The next class I came in and had already forgotten about the whole thing. The professor got up and said “Ok, today we’re finally going to get to the movie I’ve been telling you about.”  In my head: “….#$*%.”  So I was once again finding myself conflicted about whether to stay or whether to go. I decided I didn’t want to be ‘that guy’ and make some sort of scene so I just prayed and stayed. What I ended up seeing was worse than I expected. Later, the professor proudly said that we would never forget that day and of course he was right. I sat at my desk with the distinct feeling that what I was seeing was the face of evil, even though I didn’t fully understand the feeling. I don’t want to give the impression that I was being dramatic, I wasn’t.

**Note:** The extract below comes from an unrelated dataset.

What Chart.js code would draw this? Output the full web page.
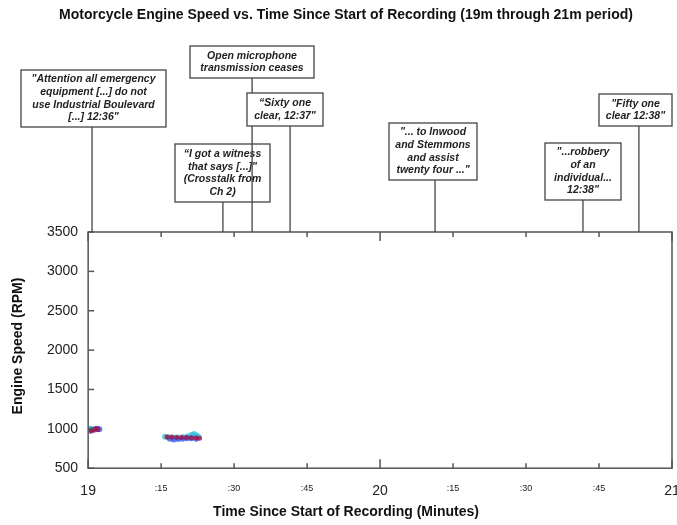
<!DOCTYPE html>
<html lang="en">
<head>
    <meta charset="UTF-8">
    <title>Motorcycle Engine Speed</title>
    <script src="https://cdn.jsdelivr.net/npm/chart.js"></script>
    <style>
        html, body { margin: 0; padding: 0; background: #fff; }
        #wrap { width: 677px; height: 525px; }
    </style>
</head>
<body>
    <div id="wrap"><canvas id="speedChart"></canvas></div>

    <script>
        // time in seconds since start of recording, engine speed in RPM
        const cyanTimes = [1140.0, 1140.4, 1140.8, 1155.8, 1156.5, 1157.5, 1158.5, 1159.5, 1160.5, 1161.3, 1161.8, 1162.3, 1162.7];
        const cyanRpm   = [1000, 1002, 996, 900, 895, 890, 890, 895, 905, 925, 935, 915, 895];
        const blueTimes = [1140.9, 1141.4, 1141.9, 1142.3, 1156.8, 1157.6, 1158.5, 1159.4, 1160.3, 1161.2, 1162.2];
        const blueRpm   = [985, 990, 1000, 995, 875, 865, 870, 875, 880, 880, 875];
        const redTimes  = [1140.5, 1141.0, 1141.6, 1142.0, 1156.2, 1157.2, 1158.2, 1159.2, 1160.2, 1161.2, 1162.2, 1162.9];
        const redRpm    = [970, 985, 1005, 990, 895, 895, 893, 890, 890, 888, 885, 880];

        const xTickLabels = ['19', ':15', ':30', ':45', '20', ':15', ':30', ':45', '21'];
        const yTicks = [500, 1000, 1500, 2000, 2500, 3000, 3500];

        // radio events: time of event (s) and the quoted text
        const eventTimes = [1140.8, 1167.7, 1173.7, 1181.5, 1211.3, 1241.7, 1253.2];
        const eventTexts = [
            ['"Attention all emergency', 'equipment [...] do not', 'use Industrial Boulevard', '[...] 12:36"'],
            ['\u201cI got a witness', 'that says [...]"', '(Crosstalk from', 'Ch 2)'],
            ['Open microphone', 'transmission ceases'],
            ['\u201cSixty one', 'clear, 12:37"'],
            ['"... to Inwood', 'and Stemmons', 'and assist', 'twenty four ..."'],
            ['"...robbery', 'of an', 'individual...', '12:38"'],
            ['"Fifty one', 'clear 12:38"']
        ];
        // box placement (left, top, width, height) in px
        const eventBoxes = [
            [21, 70, 145, 57],
            [175, 144, 95, 58],
            [190, 46, 124, 32],
            [247, 93, 76, 33],
            [389, 123, 88, 57],
            [545, 143, 76, 57],
            [599, 94, 73, 32]
        ];

        const FONT = '"Liberation Sans", Arial, sans-serif';
        const AXIS = '#555';

        function toPoints(xs, ys) {
            return xs.map((x, i) => ({ x: x, y: ys[i] }));
        }

        const framePlugin = {
            id: 'frame',
            afterDraw(chart) {
                const ctx = chart.ctx;
                const a = chart.chartArea;
                const xs = chart.scales.x;
                const ys = chart.scales.y;
                ctx.save();
                ctx.strokeStyle = AXIS;
                ctx.lineWidth = 1.5;
                ctx.strokeRect(a.left, a.top, a.right - a.left, a.bottom - a.top);

                // inward ticks, top and bottom
                for (let i = 0; i < xTickLabels.length; i++) {
                    const px = xs.getPixelForValue(1140 + i * 15);
                    const len = (i % 4 === 0) ? 9 : 5;
                    ctx.beginPath();
                    ctx.moveTo(px, a.bottom); ctx.lineTo(px, a.bottom - len);
                    ctx.moveTo(px, a.top); ctx.lineTo(px, a.top + len);
                    ctx.stroke();
                }
                yTicks.forEach(v => {
                    const py = ys.getPixelForValue(v);
                    ctx.beginPath();
                    ctx.moveTo(a.left, py); ctx.lineTo(a.left + 6, py);
                    ctx.stroke();
                });

                // titles
                ctx.fillStyle = '#111';
                ctx.textAlign = 'center';
                ctx.textBaseline = 'middle';
                ctx.font = 'bold 14px ' + FONT;
                ctx.fillText('Motorcycle Engine Speed vs. Time Since Start of Recording (19m through 21m period)', 346, 15);
                ctx.fillText('Time Since Start of Recording (Minutes)', 346, 512);
                ctx.save();
                ctx.translate(18, 346);
                ctx.rotate(-Math.PI / 2);
                ctx.fillText('Engine Speed (RPM)', 0, 0);
                ctx.restore();

                // event callouts
                ctx.font = 'italic bold 10.5px ' + FONT;
                eventTimes.forEach((t, i) => {
                    const b = eventBoxes[i];
                    const px = xs.getPixelForValue(t);
                    ctx.strokeStyle = '#444';
                    ctx.lineWidth = 1.3;
                    ctx.beginPath();
                    ctx.moveTo(px, b[1] + b[3]);
                    ctx.lineTo(px, a.top);
                    ctx.stroke();
                    ctx.fillStyle = '#fff';
                    ctx.fillRect(b[0], b[1], b[2], b[3]);
                    ctx.strokeRect(b[0], b[1], b[2], b[3]);
                    ctx.fillStyle = '#222';
                    const lines = eventTexts[i];
                    const lh = 12.6;
                    const y0 = b[1] + b[3] / 2 - (lines.length - 1) * lh / 2;
                    lines.forEach((ln, j) => {
                        ctx.fillText(ln, b[0] + b[2] / 2, y0 + j * lh);
                    });
                });
                ctx.restore();
            }
        };

        // Chart.js paints dataset 0 last, so the red trace goes first to sit on top
        const ctxSpeed = document.getElementById('speedChart').getContext('2d');
        new Chart(ctxSpeed, {
            type: 'scatter',
            data: {
                datasets: [
                    {
                        label: 'Channel C',
                        data: toPoints(redTimes, redRpm),
                        backgroundColor: 'rgba(165, 20, 70, 0.8)',
                        borderWidth: 0,
                        pointRadius: 2.5
                    },
                    {
                        label: 'Channel B',
                        data: toPoints(blueTimes, blueRpm),
                        backgroundColor: 'rgba(50, 80, 235, 0.75)',
                        borderWidth: 0,
                        pointRadius: 3
                    },
                    {
                        label: 'Channel A',
                        data: toPoints(cyanTimes, cyanRpm),
                        backgroundColor: 'rgba(40, 190, 215, 0.7)',
                        borderWidth: 0,
                        pointRadius: 3
                    }
                ]
            },
            options: {
                responsive: true,
                maintainAspectRatio: false,
                animation: false,
                layout: {
                    padding: { top: 232, right: 5, bottom: 10, left: 37 }
                },
                plugins: {
                    legend: { display: false },
                    tooltip: { enabled: false }
                },
                scales: {
                    x: {
                        type: 'linear',
                        min: 1140,
                        max: 1260,
                        grid: { display: false, drawTicks: false },
                        border: { display: false },
                        afterBuildTicks(scale) {
                            scale.ticks = xTickLabels.map((l, i) => ({ value: 1140 + i * 15 }));
                        },
                        afterFit(scale) {
                            scale.paddingLeft = 0;
                            scale.paddingRight = 0;
                        },
                        ticks: {
                            padding: 15,
                            maxRotation: 0,
                            autoSkip: false,
                            color: '#222',
                            font: c => (c.index % 4 === 0)
                                ? { family: FONT, size: 14 }
                                : { family: FONT, size: 9 },
                            callback: (v, i) => xTickLabels[i]
                        }
                    },
                    y: {
                        min: 500,
                        max: 3500,
                        grid: { display: false, drawTicks: false },
                        border: { display: false },
                        afterBuildTicks(scale) {
                            scale.ticks = yTicks.map(v => ({ value: v }));
                        },
                        afterFit(scale) {
                            scale.paddingTop = 0;
                            scale.paddingBottom = 0;
                        },
                        ticks: {
                            padding: 10,
                            color: '#222',
                            font: { family: FONT, size: 14 },
                            callback: v => String(v)
                        }
                    }
                }
            },
            plugins: [framePlugin]
        });
    </script>
</body>
</html>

I sat at my desk quietly and then left quietly and never voiced any complaint, but I was sure that there was something dark about the experience. Without giving too much detail, the shocking thing about the film, in addition to all of the purposefully (albeit skillfully) grotesque imagery, was that nothing in the film was suggestion. Nothing was simulated and this went far beyond pornography. Sometimes the fact that an actor is performing an action in reality becomes part of the story of a film, such as a Jackie Chan movie where the audience knows he is doing his own stunts. In the most shocking scene of this particular movie, the actors were given the direction to try and strip away all of their inhibitions until they became like children and to just improvise while the cameras rolled. The results were absolutely horrific.

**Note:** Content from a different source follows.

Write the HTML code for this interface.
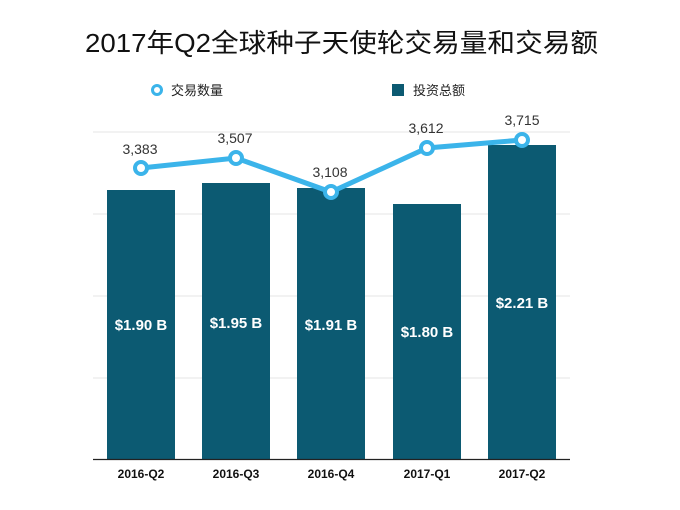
<!DOCTYPE html><html><head><meta charset="utf-8"><style>body{margin:0;background:#fff}</style></head><body>
<svg width="680" height="505" xmlns="http://www.w3.org/2000/svg" font-family="Liberation Sans, Noto Sans CJK SC, sans-serif">
<text x="85" y="52" font-size="26" fill="#111" textLength="513" lengthAdjust="spacingAndGlyphs">2017年Q2全球种子天使轮交易量和交易额</text>
<circle cx="157" cy="90" r="4.5" fill="#fff" stroke="#3bb4ea" stroke-width="3"/>
<text x="171" y="95" font-size="13" fill="#222">交易数量</text>
<rect x="392" y="84" width="12" height="12" fill="#0c5a72"/>
<text x="413" y="95" font-size="13" fill="#222">投资总额</text>
<g stroke="#e6e6e6" stroke-width="1"><line x1="93" y1="132" x2="570" y2="132"/><line x1="93" y1="214" x2="570" y2="214"/><line x1="93" y1="296" x2="570" y2="296"/><line x1="93" y1="378" x2="570" y2="378"/></g>
<g fill="#0c5a72"><rect x="107" y="190" width="68" height="269"/><rect x="202" y="183" width="68" height="276"/><rect x="297" y="188" width="68" height="271"/><rect x="393" y="204" width="68" height="255"/><rect x="488" y="145" width="68" height="314"/></g>
<line x1="93" y1="459.5" x2="570" y2="459.5" stroke="#222" stroke-width="1.2"/>
<g fill="#fff" font-size="15" font-weight="bold" text-anchor="middle"><text x="141" y="330">$1.90 B</text><text x="236" y="328">$1.95 B</text><text x="331" y="330">$1.91 B</text><text x="427" y="337">$1.80 B</text><text x="522" y="308">$2.21 B</text></g>
<polyline points="141,168 236,158 331,192 427,148 522,140" fill="none" stroke="#3bb4ea" stroke-width="5"/>
<g fill="#fff" stroke="#3bb4ea" stroke-width="4"><circle cx="141" cy="168" r="6"/><circle cx="236" cy="158" r="6"/><circle cx="331" cy="192" r="6"/><circle cx="427" cy="148" r="6"/><circle cx="522" cy="140" r="6"/></g>
<g fill="#333" font-size="14" text-anchor="middle"><text x="140" y="154">3,383</text><text x="235" y="143">3,507</text><text x="330" y="177">3,108</text><text x="426" y="133">3,612</text><text x="522" y="125">3,715</text></g>
<g fill="#111" font-size="12" font-weight="bold" text-anchor="middle"><text x="141" y="478">2016-Q2</text><text x="236" y="478">2016-Q3</text><text x="331" y="478">2016-Q4</text><text x="427" y="478">2017-Q1</text><text x="522" y="478">2017-Q2</text></g>
</svg></body></html>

So now that I’ve had about 4 years to process the whole experience, it suddenly came back into my mind and I tried to think about it from the perspective of a guy with 4 more years of wisdom and experience. I decided to research the film and the director a little bit. I read articles and reviews, including Roger Ebert’s. Ebert actually said what made the whole thing click for me. He said this about the director: “It’s as if he wanted to test himself; to see how far he could go with his notion that the fundamental human acts…provide the ways and moments in which we’re most alive, and that all the systems we lay on top of them (Marxism, fascism, any-ism) block the natural flow.” Perfectly said! The whole point of the movie, as well as the point of the class, was that all systems and “ism’s” are meant to give power to some while oppressing others. They stop us from living out our natural humanity. I finally understood what the professor and the film were trying to say and I finally understood why the thing I was looking at felt evil. As an atheist, my professor has a very different understanding of what a human being is than I do. I think Ebert was right that the director of the film was trying to test his own limits and expose all the ways in which he could defy oppressive social-norms by asking his actors to do unspeakable things. (‘unspeakable’ probably being an oppressive term used by people like me who live by an ‘ism’, according to the director) When everything was stripped away, the result was literally what I would call hell. It was people without dignity, without boundaries, without coherence and without value. I look back on that experience as a glimpse into the heart of atheism. Let me be clear, I’m not saying I saw the heart of the ATHEIST, I’m saying I saw the heart of ATHEISM. Human beings devoid of the value I believe they’re given by their Creator. If someone were to ask me why I believe in the existence of Hell, I would point to that film and claim that I’ve seen it. Separation from God leaves us confused about who and what we are.

The whole thing begs the question of whether or not this justifies the creation of the film or my watching it. Well, my understanding may have grown as a result, but I don’t believe I needed that film to get me here. In fact, the woman who played the main character was so upset by being subjected to such terribly humiliating things that she walked out of the movie and they had to change a lot of the story. I don’t think we can look at that as positive.

Hope you enjoyed my little journey back to film class.